The indictment also alleges that Afrasiabi lobbied the United States government during the Obama administration, and influenced the earliest versions of the Iran nuclear deal. This deal, which the Trump administration withdrew from, continues to hang in the limbo of continuous negotiations with the IRGC leadership.

The media version of the Iran nuclear deal leaves out IRGC lobbyist background 

Current reports surrounding the Iran nuclear deal paint a picture of dire straits if the deal is not repaired. Yet, the media narrative neglects to add the background information regarding Afrasiabi’s affiliation with the IRGC and with pro-Iran nuclear deal lobbyists that overlap.

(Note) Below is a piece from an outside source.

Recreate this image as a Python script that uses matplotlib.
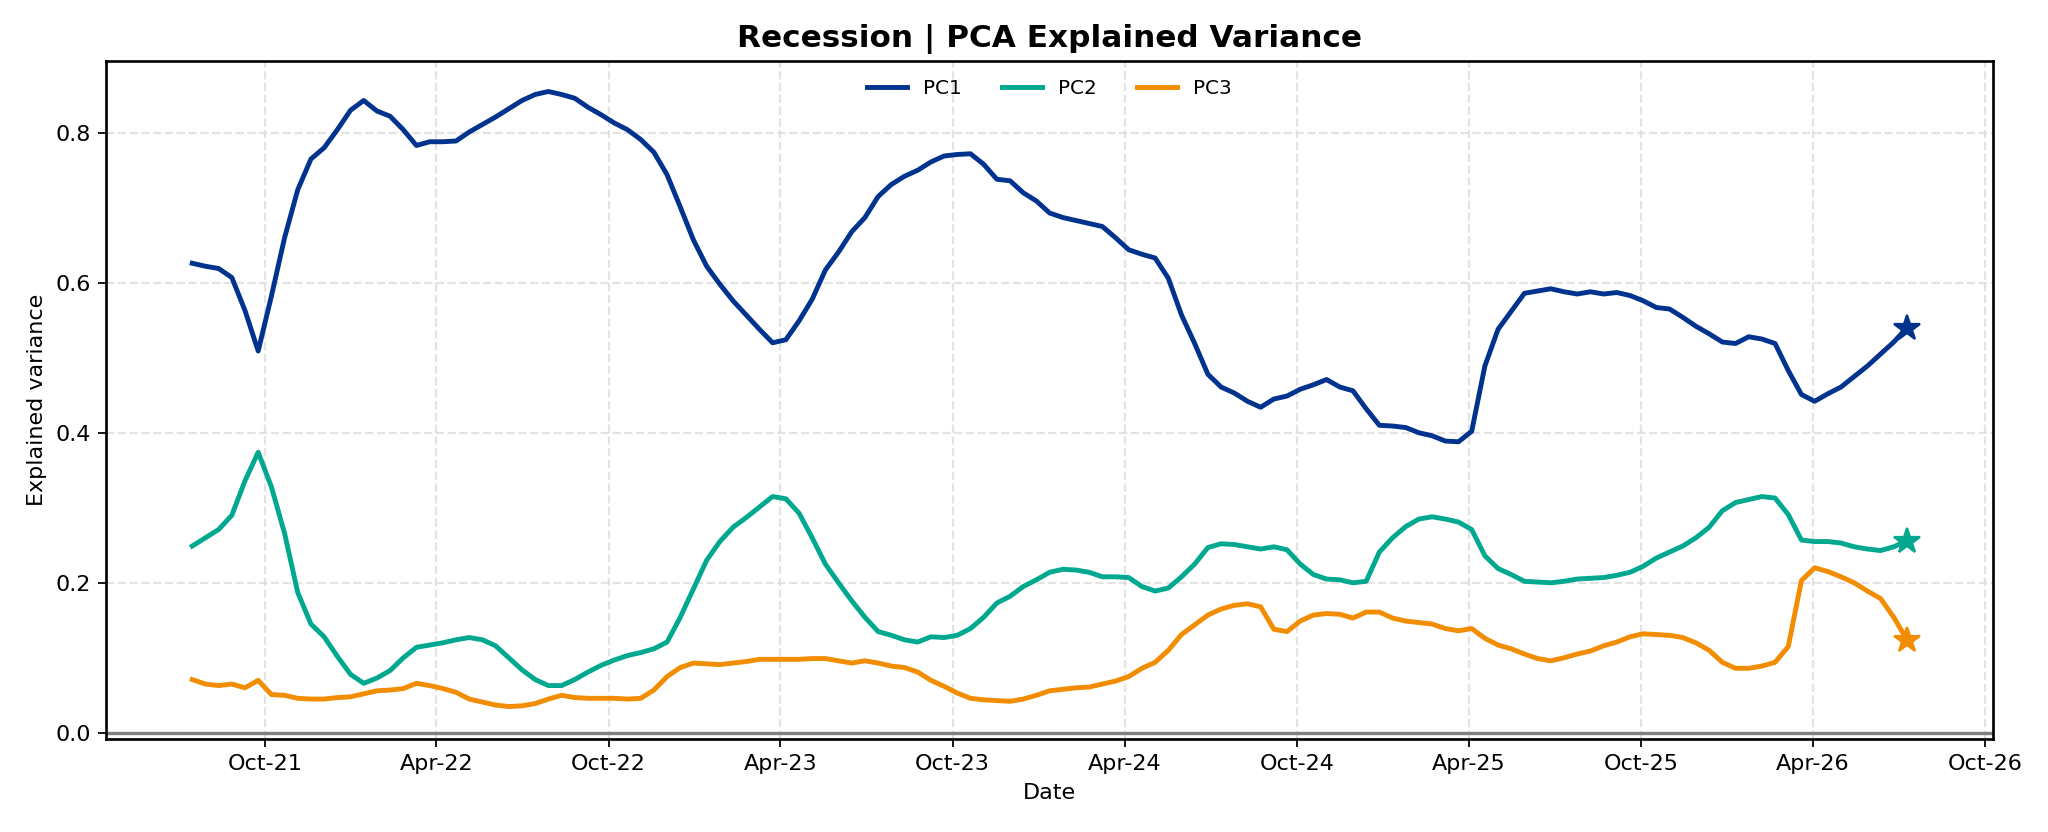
import numpy as np
import pandas as pd
import matplotlib
matplotlib.use("Agg")
import matplotlib.pyplot as plt
import matplotlib.dates as mdates

# biweekly observation dates
dates = pd.date_range("2021-07-16", periods=131, freq="14D")

pc1 = [0.626, 0.622, 0.619, 0.607, 0.563, 0.509, 0.582, 0.660, 0.724, 0.765,
       0.780, 0.804, 0.830, 0.843, 0.829, 0.822, 0.804, 0.783, 0.788, 0.788,
       0.789, 0.801, 0.811, 0.821, 0.832, 0.843, 0.851, 0.855, 0.851, 0.846,
       0.834, 0.824, 0.813, 0.804, 0.791, 0.774, 0.744, 0.701, 0.657, 0.622,
       0.598, 0.576, 0.557, 0.538, 0.520, 0.524, 0.549, 0.578, 0.617, 0.641,
       0.668, 0.687, 0.715, 0.731, 0.742, 0.750, 0.761, 0.769, 0.771, 0.772,
       0.758, 0.738, 0.736, 0.720, 0.709, 0.693, 0.687, 0.683, 0.679, 0.675,
       0.660, 0.644, 0.638, 0.633, 0.606, 0.557, 0.519, 0.478, 0.461, 0.453,
       0.442, 0.434, 0.445, 0.449, 0.458, 0.464, 0.471, 0.461, 0.456, 0.432,
       0.410, 0.409, 0.407, 0.400, 0.396, 0.389, 0.388, 0.402, 0.489, 0.538,
       0.562, 0.586, 0.589, 0.592, 0.588, 0.585, 0.588, 0.585, 0.587, 0.583,
       0.576, 0.567, 0.565, 0.554, 0.542, 0.532, 0.521, 0.519, 0.528, 0.525,
       0.519, 0.483, 0.451, 0.442, 0.452, 0.461, 0.475, 0.489, 0.505, 0.521,
       0.540]

pc2 = [0.249, 0.260, 0.271, 0.290, 0.336, 0.374, 0.328, 0.266, 0.187, 0.145,
       0.128, 0.102, 0.078, 0.066, 0.073, 0.083, 0.100, 0.114, 0.117, 0.120,
       0.124, 0.127, 0.124, 0.116, 0.100, 0.084, 0.071, 0.063, 0.063, 0.071,
       0.081, 0.090, 0.097, 0.103, 0.107, 0.112, 0.121, 0.154, 0.192, 0.230,
       0.255, 0.274, 0.287, 0.301, 0.315, 0.312, 0.293, 0.260, 0.225, 0.200,
       0.176, 0.154, 0.135, 0.130, 0.124, 0.121, 0.128, 0.127, 0.130, 0.139,
       0.154, 0.173, 0.182, 0.195, 0.204, 0.214, 0.218, 0.217, 0.214, 0.208,
       0.208, 0.207, 0.195, 0.189, 0.193, 0.208, 0.225, 0.247, 0.252, 0.251,
       0.248, 0.245, 0.248, 0.244, 0.225, 0.211, 0.205, 0.204, 0.200, 0.202,
       0.241, 0.260, 0.275, 0.285, 0.288, 0.285, 0.281, 0.271, 0.236, 0.219,
       0.211, 0.202, 0.201, 0.200, 0.202, 0.205, 0.206, 0.207, 0.210, 0.214,
       0.222, 0.233, 0.241, 0.249, 0.260, 0.274, 0.296, 0.307, 0.311, 0.315,
       0.313, 0.291, 0.257, 0.255, 0.255, 0.253, 0.248, 0.245, 0.243, 0.248,
       0.256]

pc3 = [0.071, 0.065, 0.063, 0.065, 0.060, 0.070, 0.051, 0.050, 0.046, 0.045,
       0.045, 0.047, 0.048, 0.052, 0.056, 0.057, 0.059, 0.066, 0.063, 0.059,
       0.054, 0.045, 0.041, 0.037, 0.035, 0.036, 0.039, 0.045, 0.050, 0.047,
       0.046, 0.046, 0.046, 0.045, 0.046, 0.057, 0.075, 0.087, 0.093, 0.092,
       0.091, 0.093, 0.095, 0.098, 0.098, 0.098, 0.098, 0.099, 0.099, 0.096,
       0.093, 0.096, 0.093, 0.089, 0.087, 0.081, 0.070, 0.062, 0.053, 0.046,
       0.044, 0.043, 0.042, 0.045, 0.050, 0.056, 0.058, 0.060, 0.061, 0.065,
       0.069, 0.075, 0.086, 0.094, 0.110, 0.131, 0.144, 0.157, 0.165, 0.170,
       0.172, 0.168, 0.138, 0.135, 0.149, 0.157, 0.159, 0.158, 0.153, 0.161,
       0.161, 0.153, 0.149, 0.147, 0.145, 0.139, 0.136, 0.139, 0.126, 0.117,
       0.112, 0.105, 0.099, 0.096, 0.100, 0.105, 0.109, 0.116, 0.121, 0.128,
       0.132, 0.131, 0.130, 0.127, 0.120, 0.110, 0.094, 0.086, 0.086, 0.089,
       0.094, 0.115, 0.203, 0.220, 0.215, 0.208, 0.200, 0.189, 0.179, 0.154,
       0.124]

series = {"PC1": pc1, "PC2": pc2, "PC3": pc3}
colors = {"PC1": "#00338D", "PC2": "#00A88F", "PC3": "#F28C00"}

fig, ax = plt.subplots(figsize=(12.8, 5.2), dpi=160)

for name, vals in series.items():
    ax.plot(dates, vals, color=colors[name], lw=2.2, label=name)
    ax.plot(dates[-1], vals[-1], marker="*", ms=12, color=colors[name])

ax.axhline(0, color="gray", lw=1.5)

ax.set_ylim(-0.008, 0.896)
ax.set_yticks([0.0, 0.2, 0.4, 0.6, 0.8])
ax.xaxis.set_major_locator(mdates.MonthLocator(bymonth=[4, 10]))
ax.xaxis.set_major_formatter(mdates.DateFormatter("%b-%y"))

ax.grid(True, linestyle="--", color="#dddddd", lw=1.0, alpha=0.8)
ax.set_axisbelow(True)

ax.set_title("Recession | PCA Explained Variance", fontsize=14, fontweight="bold")
ax.set_xlabel("Date")
ax.set_ylabel("Explained variance")
ax.legend(loc="upper center", ncol=3, frameon=False, fontsize=9)

for sp in ax.spines.values():
    sp.set_linewidth(1.2)

fig.subplots_adjust(left=0.052, right=0.973, top=0.927, bottom=0.112)
fig.savefig("out.png", dpi=160)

Anti-Western Policy Goes Overlooked 

As the IRGC regime reportedly self-destructs, the West is faced with a lack of clear public information on the Iran nuclear deal. As of December 29, 2021, U.S.-Iran nuclear talks are expected to continue. Newsweek wrote that the IRGC has warned the U.S. and Allies of bloody retaliation should the U.S. take hardline tactics against them. 

The U.S. continues to be at the risk of infiltrations from border security and foreign infiltration crisis. Meanwhile, the U.S. public media has failed to disclose information of public interest, such as foreign agents in their midst, who have operated on behalf of a primary factor of Anti-Western policy. 

Threats foreign and domestic 

The U.S. is faced with the threat of escalation abroad as the dying IRGC continues to rattle its sabers. Yet, it also faces a poisonous threat as questions loom overhead. Why do mainstream public information outlets such as The New York Times fail to transparently disclose the political affiliations of its commentators? Why does the U.S. government fail to acknowledge the lobbyism behind current U.S. diplomacy in regions where ideology is hostile to the Western way of life?